Aujourd’hui, deux régions – la région parisienne et la région lyonnaise – concentrent plus de la moitié des demandes d’asile. L’Île-de-France concentre à elle seule 42 % des demandeurs, et je ne méconnais pas la situation difficile rencontrée en Bretagne ou en Lorraine. Cette situation, qui n’est pas acceptable, a fait l’objet d’un signalement de la part des élus des territoires concernés.
C’est la République qui offre l’asile à ceux qui en ont besoin, et non telle ou telle région, ni telle ou telle ville. Par conséquent, afin de mieux répartir l’effort sur l’ensemble du territoire, nous prévoyons de mettre en place une orientation directive des demandeurs d’asile. Mieux orienter leur accueil permettra également de mieux les accompagner et de leur offrir de meilleures conditions d’hébergement.
Concrètement, le versement d’une allocation dépendra de la sollicitation, puis de l’acceptation d’un hébergement. Les places de CADA seront attribuées en fonction des besoins des demandeurs, notamment de leur situation familiale et de leur état de santé. Si l’un d’entre eux ne souhaite pas bénéficier des conditions d’accueil prévues par la République, il aura naturellement droit à un examen de sa demande d’asile dans les mêmes conditions qu’un autre demandeur. En revanche, il ne pourra bénéficier ni de l’hébergement ni des allocations prévues.

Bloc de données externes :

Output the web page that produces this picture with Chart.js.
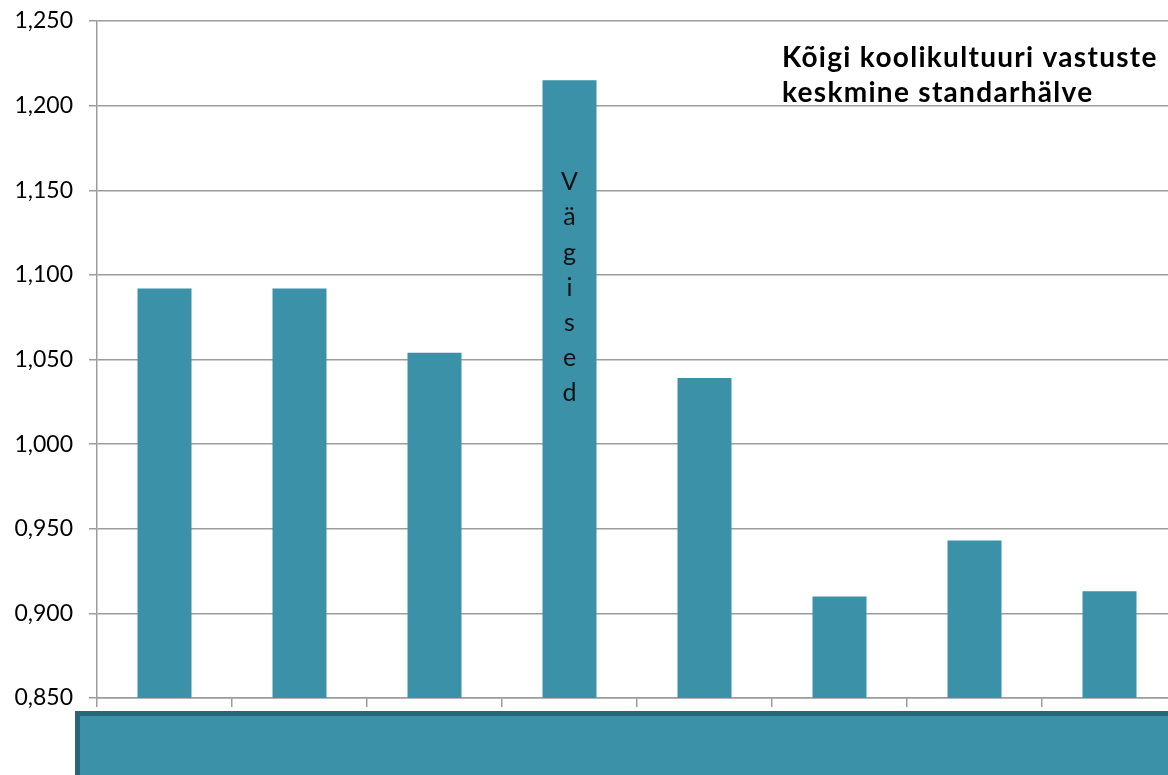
<!DOCTYPE html>
<html>
<head>
<meta charset="utf-8">
<script src="https://cdn.jsdelivr.net/npm/chart.js@4.4.0/dist/chart.umd.min.js"></script>
<style>
  html, body { margin: 0; padding: 0; overflow: hidden; background: #fff; }
  #wrap { width: 1180px; height: 775px; }
</style>
</head>
<body>
<div id="wrap"><canvas id="chart"></canvas></div>
<script>
const categories = ["1", "2", "3", "Vägised", "5", "6", "7", "8"];
const values = [1.092, 1.092, 1.054, 1.215, 1.039, 0.910, 0.943, 0.913];
const inBarLabels = ["", "", "", "Vägised", "", "", "", ""];
const titleLines = ["Kõigi koolikultuuri vastuste", "keskmine standarhälve"];
const yMin = 0.85;
const yMax = 1.25;
const yStep = 0.05;

const barColor = "rgb(58, 145, 168)";
const gridColor = "#9c9c9c";
const font = "Lato, 'Open Sans', sans-serif";

// letters of the in-bar label stacked vertically
const inBarText = {
  id: "inBarText",
  afterDatasetsDraw(chart) {
    const ctx = chart.ctx;
    const meta = chart.getDatasetMeta(0);
    ctx.save();
    ctx.fillStyle = "#111";
    ctx.font = "25px " + font;
    ctx.textAlign = "center";
    ctx.textBaseline = "alphabetic";
    meta.data.forEach((bar, i) => {
      const txt = inBarLabels[i];
      if (!txt) return;
      [...txt].forEach((ch, k) => {
        ctx.fillText(ch, bar.x, bar.y + 110 + k * 35.2);
      });
    });
    ctx.restore();
  },
};

// title top right + the blue box under the axis
const extras = {
  id: "extras",
  afterDraw(chart) {
    const ctx = chart.ctx;
    ctx.save();
    ctx.fillStyle = "#000";
    ctx.font = "bold 28px " + font;
    ctx.letterSpacing = "1.3px";
    ctx.textAlign = "left";
    ctx.textBaseline = "alphabetic";
    ctx.fillText(titleLines[0], 782, 67);
    ctx.fillText(titleLines[1], 782, 102);
    ctx.letterSpacing = "0px";

    ctx.fillStyle = barColor;
    ctx.fillRect(77, 713, 1110, 80);
    ctx.strokeStyle = "rgb(38, 104, 122)";
    ctx.lineWidth = 5;
    ctx.strokeRect(77.5, 713.5, 1110, 80);
    ctx.restore();
  },
};

const config = {
  type: "bar",
  data: {
    labels: categories,
    datasets: [
      {
        data: values,
        backgroundColor: barColor,
        borderWidth: 0,
        barPercentage: 0.4,
        categoryPercentage: 1.0,
      },
    ],
  },
  options: {
    responsive: true,
    maintainAspectRatio: false,
    animation: false,
    layout: { padding: { top: 21, right: 3, left: 0, bottom: 0 } },
    plugins: {
      legend: { display: false },
      tooltip: { enabled: false },
      title: { display: false },
    },
    scales: {
      x: {
        offset: true,
        grid: {
          display: true,
          drawOnChartArea: false,
          drawTicks: true,
          tickLength: 9,
          color: gridColor,
          lineWidth: 1.5,
        },
        border: { display: true, color: gridColor, width: 1.5 },
        ticks: { display: false },
        afterFit: (s) => { s.height = 77; },
      },
      y: {
        min: yMin,
        max: yMax,
        grid: {
          color: gridColor,
          lineWidth: 1.5,
          drawTicks: true,
          tickLength: 8,
        },
        border: { display: true, color: gridColor, width: 1.5 },
        ticks: {
          stepSize: yStep,
          padding: 16,
          color: "#000",
          font: { family: font, size: 23 },
          callback: (v) => v.toFixed(3).replace(".", ","),
        },
        afterFit: (s) => {
          s.width = 97;
          s.paddingTop = 0;
          s.paddingBottom = 0;
        },
      },
    },
  },
  plugins: [inBarText, extras],
};

const myChart = new Chart(document.getElementById("chart"), config);
</script>
</body>
</html>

J’insiste, il s’agit là d’un point crucial qui conditionne le succès de la réforme. Si nous ne sommes pas capables de respecter cet équilibre, nous verrons se concentrer les demandeurs d’asile dans certains territoires sans que des solutions dignes de ce nom soient apportées et nous ne serons pas en situation d’offrir des conditions d’accueil et d’hébergement dignes à ceux qui relèvent du droit d’asile en France.
Enfin, le troisième objectif de cette réforme consiste à renforcer, dans un souci d’égalité, les droits des demandeurs d’asile. Nous savons que les filières d’immigration clandestine tentent de tirer profit des lenteurs et des dysfonctionnements de notre système.